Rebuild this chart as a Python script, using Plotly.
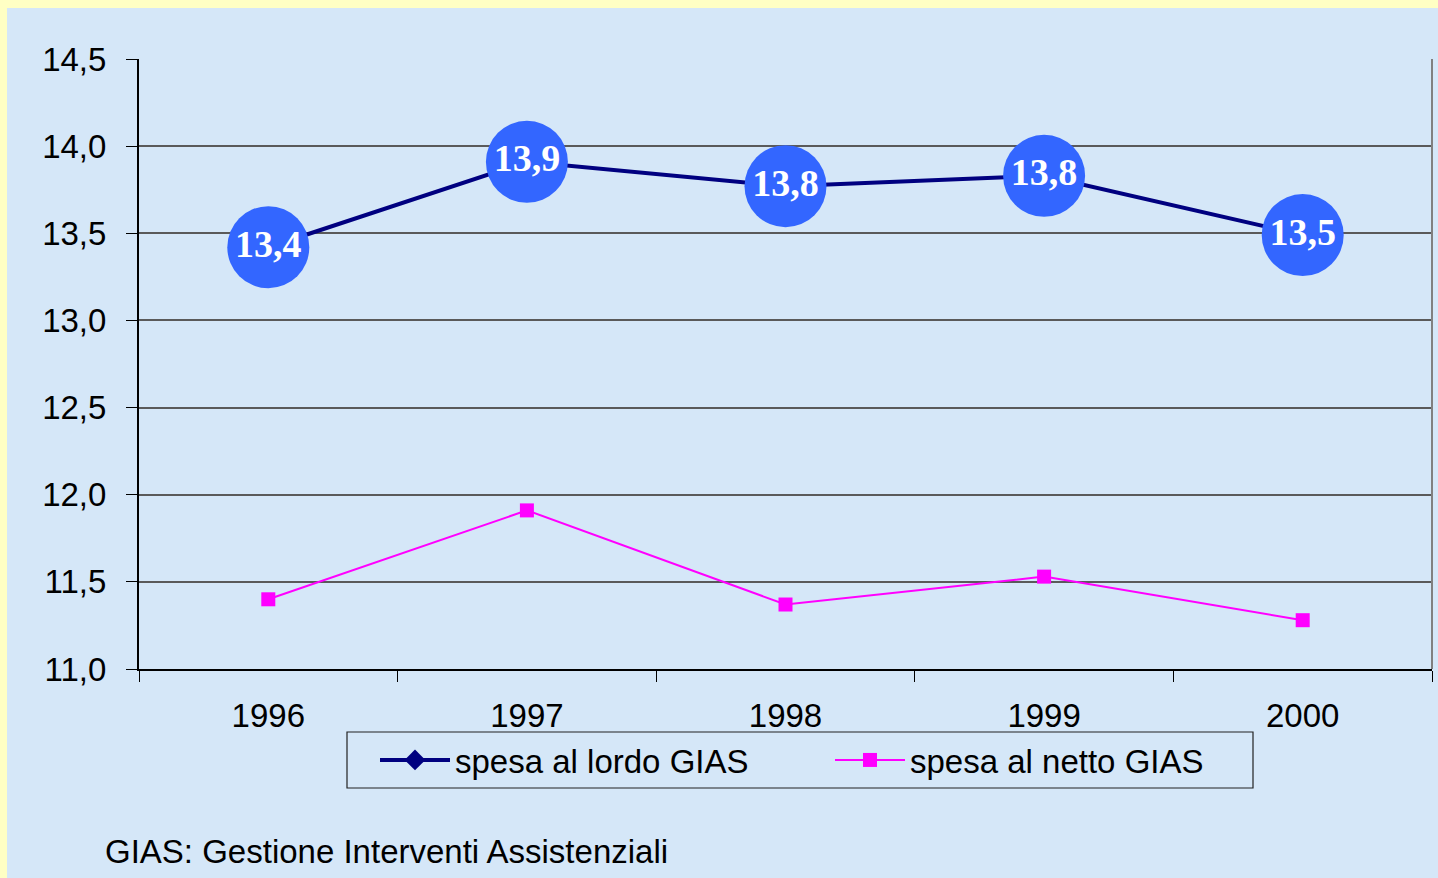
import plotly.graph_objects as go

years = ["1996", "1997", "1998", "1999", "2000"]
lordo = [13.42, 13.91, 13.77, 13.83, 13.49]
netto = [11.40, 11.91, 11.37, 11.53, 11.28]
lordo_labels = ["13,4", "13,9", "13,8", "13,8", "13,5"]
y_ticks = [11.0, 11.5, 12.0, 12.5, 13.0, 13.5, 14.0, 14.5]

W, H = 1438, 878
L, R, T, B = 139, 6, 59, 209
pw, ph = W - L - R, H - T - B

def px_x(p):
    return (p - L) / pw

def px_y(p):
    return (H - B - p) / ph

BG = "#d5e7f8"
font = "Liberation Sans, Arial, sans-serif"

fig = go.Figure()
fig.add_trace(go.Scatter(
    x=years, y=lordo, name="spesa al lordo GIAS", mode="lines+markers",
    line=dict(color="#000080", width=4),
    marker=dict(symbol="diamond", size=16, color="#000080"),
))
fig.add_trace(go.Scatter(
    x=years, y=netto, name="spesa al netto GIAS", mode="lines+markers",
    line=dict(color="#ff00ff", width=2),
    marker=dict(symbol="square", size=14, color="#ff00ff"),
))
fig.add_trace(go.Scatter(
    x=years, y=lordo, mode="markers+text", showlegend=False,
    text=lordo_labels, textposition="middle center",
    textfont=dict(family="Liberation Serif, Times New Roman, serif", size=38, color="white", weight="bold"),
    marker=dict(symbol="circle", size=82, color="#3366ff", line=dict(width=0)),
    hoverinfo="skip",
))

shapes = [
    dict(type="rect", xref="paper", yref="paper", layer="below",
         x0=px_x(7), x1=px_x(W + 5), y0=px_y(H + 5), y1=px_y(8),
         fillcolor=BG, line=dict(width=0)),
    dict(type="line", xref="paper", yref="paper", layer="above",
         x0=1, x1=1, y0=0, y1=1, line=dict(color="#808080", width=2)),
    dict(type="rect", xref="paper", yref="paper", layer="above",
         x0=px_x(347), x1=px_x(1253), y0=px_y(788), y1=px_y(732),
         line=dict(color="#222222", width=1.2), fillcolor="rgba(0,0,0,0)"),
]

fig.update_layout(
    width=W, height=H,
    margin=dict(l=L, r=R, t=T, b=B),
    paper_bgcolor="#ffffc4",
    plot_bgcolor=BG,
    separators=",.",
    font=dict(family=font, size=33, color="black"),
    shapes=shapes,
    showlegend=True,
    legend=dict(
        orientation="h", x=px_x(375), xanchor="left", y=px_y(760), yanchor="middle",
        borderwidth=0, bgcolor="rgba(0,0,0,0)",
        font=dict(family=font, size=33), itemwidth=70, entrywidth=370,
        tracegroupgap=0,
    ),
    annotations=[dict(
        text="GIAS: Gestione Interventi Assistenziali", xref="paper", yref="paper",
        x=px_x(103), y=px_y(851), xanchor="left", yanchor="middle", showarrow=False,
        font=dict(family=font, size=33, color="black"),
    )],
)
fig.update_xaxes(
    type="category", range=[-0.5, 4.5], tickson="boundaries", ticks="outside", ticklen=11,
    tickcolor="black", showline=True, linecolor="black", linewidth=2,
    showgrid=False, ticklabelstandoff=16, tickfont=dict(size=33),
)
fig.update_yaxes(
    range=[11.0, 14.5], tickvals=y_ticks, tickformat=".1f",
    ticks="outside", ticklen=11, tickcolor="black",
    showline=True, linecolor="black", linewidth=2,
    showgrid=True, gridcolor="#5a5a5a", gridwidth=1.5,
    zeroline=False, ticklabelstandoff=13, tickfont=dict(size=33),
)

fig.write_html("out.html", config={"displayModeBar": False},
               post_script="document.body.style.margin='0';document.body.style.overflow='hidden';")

■ ■ ■ ■

● **What the exercise asks**: Skip every picture and transcribe the data above exactly.

● **Response to the exercise**:
Rebuild this chart as a Python script, using Plotly.
import plotly.graph_objects as go

years = ["1996", "1997", "1998", "1999", "2000"]
lordo = [13.42, 13.91, 13.77, 13.83, 13.49]
netto = [11.40, 11.91, 11.37, 11.53, 11.28]
lordo_labels = ["13,4", "13,9", "13,8", "13,8", "13,5"]
y_ticks = [11.0, 11.5, 12.0, 12.5, 13.0, 13.5, 14.0, 14.5]

W, H = 1438, 878
L, R, T, B = 139, 6, 59, 209
pw, ph = W - L - R, H - T - B

def px_x(p):
    return (p - L) / pw

def px_y(p):
    return (H - B - p) / ph

BG = "#d5e7f8"
font = "Liberation Sans, Arial, sans-serif"

fig = go.Figure()
fig.add_trace(go.Scatter(
    x=years, y=lordo, name="spesa al lordo GIAS", mode="lines+markers",
    line=dict(color="#000080", width=4),
    marker=dict(symbol="diamond", size=16, color="#000080"),
))
fig.add_trace(go.Scatter(
    x=years, y=netto, name="spesa al netto GIAS", mode="lines+markers",
    line=dict(color="#ff00ff", width=2),
    marker=dict(symbol="square", size=14, color="#ff00ff"),
))
fig.add_trace(go.Scatter(
    x=years, y=lordo, mode="markers+text", showlegend=False,
    text=lordo_labels, textposition="middle center",
    textfont=dict(family="Liberation Serif, Times New Roman, serif", size=38, color="white", weight="bold"),
    marker=dict(symbol="circle", size=82, color="#3366ff", line=dict(width=0)),
    hoverinfo="skip",
))

shapes = [
    dict(type="rect", xref="paper", yref="paper", layer="below",
         x0=px_x(7), x1=px_x(W + 5), y0=px_y(H + 5), y1=px_y(8),
         fillcolor=BG, line=dict(width=0)),
    dict(type="line", xref="paper", yref="paper", layer="above",
         x0=1, x1=1, y0=0, y1=1, line=dict(color="#808080", width=2)),
    dict(type="rect", xref="paper", yref="paper", layer="above",
         x0=px_x(347), x1=px_x(1253), y0=px_y(788), y1=px_y(732),
         line=dict(color="#222222", width=1.2), fillcolor="rgba(0,0,0,0)"),
]

fig.update_layout(
    width=W, height=H,
    margin=dict(l=L, r=R, t=T, b=B),
    paper_bgcolor="#ffffc4",
    plot_bgcolor=BG,
    separators=",.",
    font=dict(family=font, size=33, color="black"),
    shapes=shapes,
    showlegend=True,
    legend=dict(
        orientation="h", x=px_x(375), xanchor="left", y=px_y(760), yanchor="middle",
        borderwidth=0, bgcolor="rgba(0,0,0,0)",
        font=dict(family=font, size=33), itemwidth=70, entrywidth=370,
        tracegroupgap=0,
    ),
    annotations=[dict(
        text="GIAS: Gestione Interventi Assistenziali", xref="paper", yref="paper",
        x=px_x(103), y=px_y(851), xanchor="left", yanchor="middle", showarrow=False,
        font=dict(family=font, size=33, color="black"),
    )],
)
fig.update_xaxes(
    type="category", range=[-0.5, 4.5], tickson="boundaries", ticks="outside", ticklen=11,
    tickcolor="black", showline=True, linecolor="black", linewidth=2,
    showgrid=False, ticklabelstandoff=16, tickfont=dict(size=33),
)
fig.update_yaxes(
    range=[11.0, 14.5], tickvals=y_ticks, tickformat=".1f",
    ticks="outside", ticklen=11, tickcolor="black",
    showline=True, linecolor="black", linewidth=2,
    showgrid=True, gridcolor="#5a5a5a", gridwidth=1.5,
    zeroline=False, ticklabelstandoff=13, tickfont=dict(size=33),
)

fig.write_html("out.html", config={"displayModeBar": False},
               post_script="document.body.style.margin='0';document.body.style.overflow='hidden';")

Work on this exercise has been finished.